[Bug-openmcl] type cache
gb at clozure.com
Wed Feb 25 14:25:22 MST 2004
On Wed, 25 Feb 2004, bryan o'connor wrote:
> > is there anything in the spec which says anything about
> > whether/when/how
> > a list that's used as a type specifier can be destructively modified ?
> not that i have seen.
> i think regardless of immutability, if things* like this are
> allowed then the cache has problems because two similar but
> different types hash the same. (i haven't convinced myself
> that things like this are used much outside of test suites)
> (let* ((o1 '(foo bar))
> (x1 `(member ,o1))
> (o2 '(foo bar))
> (x2 `(member ,o2)))
> (ccl::hash-type-specifier x1) ; hashes to 710.
> (typep o1 x1)
> (typep o2 x1)
> (ccl::hash-type-specifier x2) ; hashes to 710.
> (typep o1 x2)
> (typep o2 x2))))
> with a cache enabled image, we get (values 710 T NIL 710 T NIL)
> without, the expected (avoiding the use of "correct" here) result
> (values 710 T NIL 710 NIL T).
Whoops. It's clearly wrong to assume that two EQUAL type-specifiers
denote the same type (EQL and MEMBER types being obvious exceptions,
when their subforms can be EQUAL without being EQL.)
One approach to allowing mutable list type-specifiers that generally
works is to cache a copy. If an EQL or MEMBER specifier was encountered
in the copying process and its subform loses EQLness if it's copied,
the subform would have to be preserved. Those subform cases are
generally those which could have dynamic-extent, so caching them
would be a bad idea.
I think that I'm starting to agree with your suggestion: we don't
cache anything where the translated type involves an EQL or MEMBER
type whose subform is of a type where EQLness can't be preserved
in a copy (so (EQL 1.0d0) is fine but `(EQL ,(list 1.0d0)) isn't).
If we don't cache those cases, I -think- that it's true that:
a) we can continue to use EQUAL for cache comparisons.
b) we can use COPY-TREE to ensure that we're caching something that
the user can't modify.
c) we don't lose because of cached references to stack-consed things.
d) we'd preserve the benefits of caching (whatever they are, exactly ...)
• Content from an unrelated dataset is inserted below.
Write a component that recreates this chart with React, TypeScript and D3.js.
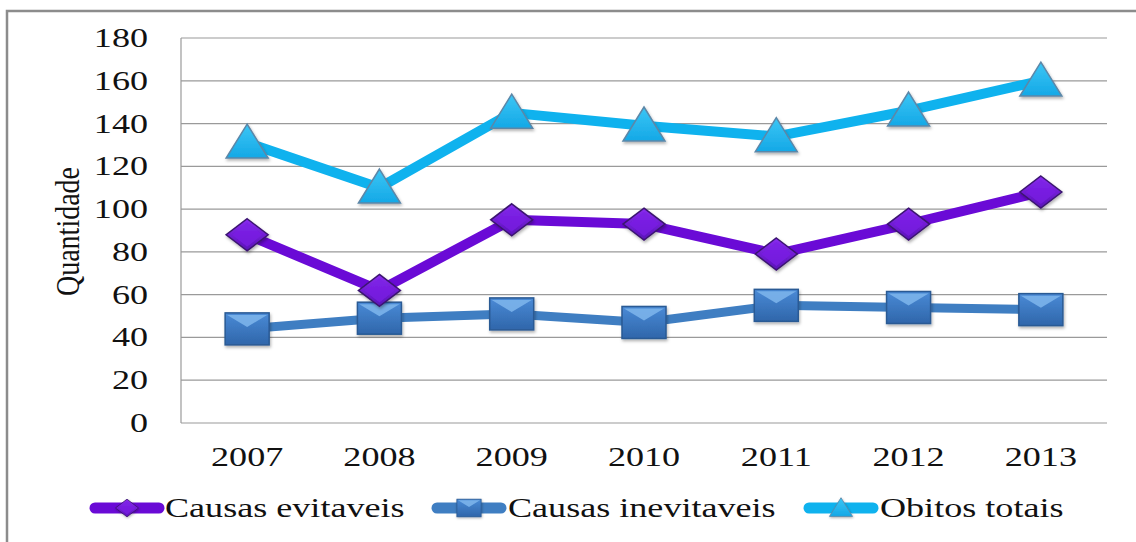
import React from "react";
import * as d3 from "d3";

const years = ["2007", "2008", "2009", "2010", "2011", "2012", "2013"];
const evitaveis = [88, 62, 95, 93, 79, 93, 108];
const inevitaveis = [44, 49, 51, 47, 55, 54, 53];
const obitos = [131, 110, 145, 139, 134, 146, 160];
const yTicks = [0, 20, 40, 60, 80, 100, 120, 140, 160, 180];
const seriesNames = ["Causas evitaveis", "Causas inevitaveis", "Obitos totais"];

const W = 1136, H = 542;
const plot = { left: 181, right: 1107, top: 38, bottom: 423 };
const FONT = "Liberation Serif, DejaVu Serif, serif";
const SX = 1.29;

function T({ x, y, anchor, children }: { x: number; y: number; anchor?: string; children: React.ReactNode }) {
  return (
    <text transform={`translate(${x},${y}) scale(${SX},1)`} textAnchor={anchor || "start"} fontSize={28} fill="#111" fontFamily={FONT}>
      {children}
    </text>
  );
}

function Diamond({ x, y }: { x: number; y: number }) {
  const w = 21, h = 16;
  return (
    <g filter="url(#shadow)">
      <path d={`M${x},${y - h} L${x + w},${y} L${x},${y + h} L${x - w},${y} Z`} fill="url(#gDiamond)" stroke="#3b1470" strokeWidth={1.5} />
      <path d={`M${x},${y - h + 4} L${x + w - 6},${y} L${x},${y + h - 4} L${x - w + 6},${y} Z`} fill="#7a1fe6" opacity={0.7} />
    </g>
  );
}

function Square({ x, y }: { x: number; y: number }) {
  const w = 22, h = 16;
  return (
    <g filter="url(#shadow)">
      <rect x={x - w} y={y - h} width={2 * w} height={2 * h} fill="url(#gSquare)" stroke="#2a5a94" strokeWidth={1.5} />
      <path d={`M${x - w + 2},${y - h + 2} L${x},${y - 2} L${x + w - 2},${y - h + 2} Z`} fill="#7fb6ec" opacity={0.85} />
    </g>
  );
}

function Triangle({ x, y }: { x: number; y: number }) {
  const w = 21, h = 34;
  return (
    <g filter="url(#shadow)">
      <path d={`M${x},${y - h * 0.55} L${x + w},${y + h * 0.45} L${x - w},${y + h * 0.45} Z`} fill="url(#gTri)" stroke="#5c87a8" strokeWidth={1.5} />
    </g>
  );
}

export default function App() {
  const x = d3.scaleBand<string>().domain(years).range([plot.left, plot.right]);
  const y = d3.scaleLinear().domain([0, 180]).range([plot.bottom, plot.top]);
  const cx = (yr: string) => (x(yr) as number) + x.bandwidth() / 2;
  const line = d3.line<number>().x((_, i) => cx(years[i])).y((d) => y(d));

  const legendItems = [
    { name: seriesNames[0], color: "#6a0ad6", x0: 95, tx: 165, Marker: Diamond },
    { name: seriesNames[1], color: "#3f7ec2", x0: 437, tx: 508, Marker: Square },
    { name: seriesNames[2], color: "#0fb2ee", x0: 809, tx: 880, Marker: Triangle },
  ];

  return (
    <svg width={W} height={H} style={{ position: "absolute", left: 0, top: 0, background: "#fff" }}>
      <defs>
        <filter id="shadow" x="-50%" y="-50%" width="200%" height="200%">
          <feDropShadow dx="1" dy="2" stdDeviation="1.5" floodColor="#000" floodOpacity="0.3" />
        </filter>
        <linearGradient id="gDiamond" x1="0" y1="0" x2="0" y2="1">
          <stop offset="0" stopColor="#8a2cf0" />
          <stop offset="1" stopColor="#5a10b8" />
        </linearGradient>
        <linearGradient id="gSquare" x1="0" y1="0" x2="0" y2="1">
          <stop offset="0" stopColor="#4a8ad6" />
          <stop offset="1" stopColor="#2f66aa" />
        </linearGradient>
        <linearGradient id="gTri" x1="0" y1="0" x2="0" y2="1">
          <stop offset="0" stopColor="#3cc6f5" />
          <stop offset="1" stopColor="#14a8e6" />
        </linearGradient>
      </defs>
      <rect x={7} y={11} width={1200} height={600} fill="#fff" stroke="#8c8c8c" strokeWidth={2.5} />
      {yTicks.map((t) => (
        <line key={"g" + t} x1={plot.left} x2={plot.right} y1={y(t)} y2={y(t)} stroke="#9a9a9a" strokeWidth={1.2} />
      ))}
      {yTicks.map((t) => (
        <T key={"l" + t} x={148} y={y(t) + 9} anchor="end">{t}</T>
      ))}
      <line x1={plot.left} x2={plot.left} y1={plot.top} y2={plot.bottom} stroke="#9a9a9a" strokeWidth={1.2} />
      <text transform={`translate(79,${(plot.top + plot.bottom) / 2 + 1}) scale(1.2,1) rotate(-90)`} textAnchor="middle" fontSize={28} fill="#111" fontFamily={FONT}>Quantidade</text>
      {years.map((yr) => (
        <T key={yr} x={cx(yr)} y={466} anchor="middle">{yr}</T>
      ))}
      <path d={line(inevitaveis) || ""} fill="none" stroke="#3f7ec2" strokeWidth={9} strokeLinejoin="round" />
      <path d={line(evitaveis) || ""} fill="none" stroke="#6a0ad6" strokeWidth={10} strokeLinejoin="round" />
      <path d={line(obitos) || ""} fill="none" stroke="#0fb2ee" strokeWidth={10} strokeLinejoin="round" />
      {inevitaveis.map((v, i) => <Square key={"s" + i} x={cx(years[i])} y={y(v)} />)}
      {evitaveis.map((v, i) => <Diamond key={"d" + i} x={cx(years[i])} y={y(v)} />)}
      {obitos.map((v, i) => <Triangle key={"t" + i} x={cx(years[i])} y={y(v)} />)}
      {legendItems.map((it) => (
        <g key={it.name}>
          <line x1={it.x0} x2={it.x0 + 64} y1={508} y2={508} stroke={it.color} strokeWidth={11} strokeLinecap="round" />
          <g transform={`translate(${it.x0 + 32},508) scale(0.55)`}>
            <it.Marker x={0} y={0} />
          </g>
          <T x={it.tx} y={517}>{it.name}</T>
        </g>
      ))}
    </svg>
  );
}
in call cases other than those where the current caching scheme
can generate incorrect results.
At one point (when caching was first added to MCL) it seemed to be
a pretty big win performance-wise. Whether that's true and to what
extent probably depends on the code mix.
CCL::TYPE-CACHE-HIT-RATE returns the number of successful probes
and total probes (and forces you to do the math ...). I just checked;
in a lisp that I'd done some compilation and other things in, I had
about 200 misses in >85000 probes (99.6%). The COPY-TREE and/or
analysis of MEMBER/EQL types would only have happened on the misses,
so it doesn't sound like it'd have much of a negative impact.
The test suite probably uses EQL/MEMBER types heavily in a few cases;
it'd be better to get the right answers slowly than the wrong ones
> although this case is written as one form, it could be two separate
> forms where o1/x1 have fallen out of scope before o2/x2 are bound.
> the type cache still has the previous type-spec keyed at 710. this
> test form just shows that x1 is still in scope, so cache invalidation
> wouldn't solve this specific issue.
> this is what is causing the previously mentioned subtype failures.
> some tests use the same literals for the type-specs.
I have some questions about whether that's a good idea, but if it isn't
clearly prohibited it should probably be made to work reasonably. I
think that we can keep the notion of caching in general, refuse to cache
a few cases, and be careful to cache EQUAL copies of things*.
> * "things" for lack of the right vocabulary.